C’est également avec ces armes que depuis octobre 2023, l’aviation turque bombarde l’infrastructure civile du Rojava : centrales électriques, installations pétrolières, stations de pompage d’eau, routes, écoles, hôpitaux… Une campagne de punition collective qui vise à mettre à genoux une population civile de plusieurs millions de personnes, déjà meurtrie par plus de 13 ans de guerre et d’embargo. Les pénuries d’électricité, de carburant et d’eau potable induites par ces bombardements ont des effets désastreux, comme par exemple l’émergence d’épidémies mortelles de choléra qui se propagent ensuite dans le reste du pays et même dans les pays voisins. D’après la Cour Pénale Internationale, la prise pour cible délibérée et systématique de l’infrastructure civile constitue un crime de guerre.
En parallèle, les frappes de l’armée turque se multiplient sur certaines régions du Kurdistan irakien. Censées viser les positions de la guérilla du Parti des Travailleurs du Kurdistan (PKK) [NDLR : le PKK est sur la liste des organisations terroristes de l’Union Européenne et des USA, entre autres, sous la pression du régime turc.

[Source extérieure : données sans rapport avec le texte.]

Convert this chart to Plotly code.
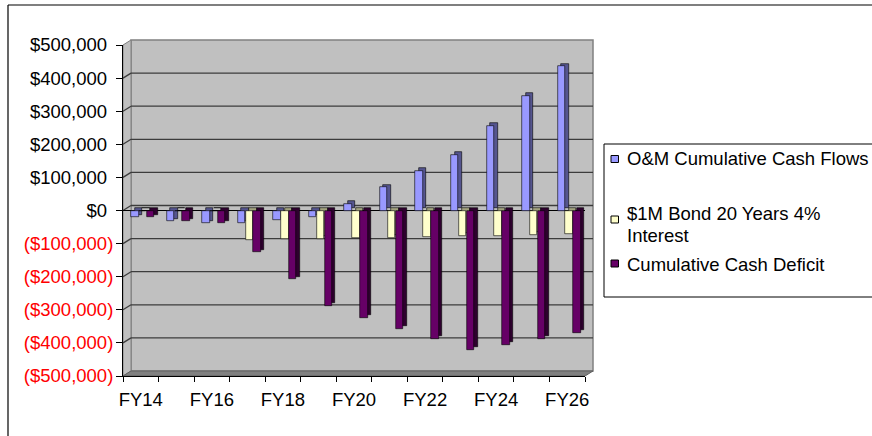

La diaspora kurde en Europe se mobilise d’ailleurs régulièrement pour le retrait de l’organisation de cette liste], les bombardements n’épargnent pas les populations civiles, alors qu’une offensive terrestre de grande envergure est imminente.
Mais les crimes liés aux activités militaires turques ne se limitent pas à la Syrie. Dirigée par un dictateur aux ambitions néo-ottomanes, le président Erdogan, la Turquie adopte une politique étrangère de plus en plus interventionniste : incursions militaires et bombardements en Irak, envois d’armes et de mercenaires en Libye et au Haut-Karabagh, participation aux conflits au Soudan, Somalie, Éthiopie…
Dans un contexte d’escalade des tensions géopolitiques et militaires, les cas de la Turquie et d’Israël ne sont pas uniques. Bien que moins nombreuses, des entreprises d’autres pays coupables de crimes de guerre comme l’Arabie Saoudite ou les Émirats Arabes Unis ont également eu une présence à l’édition 2024 de l’Eurosatory.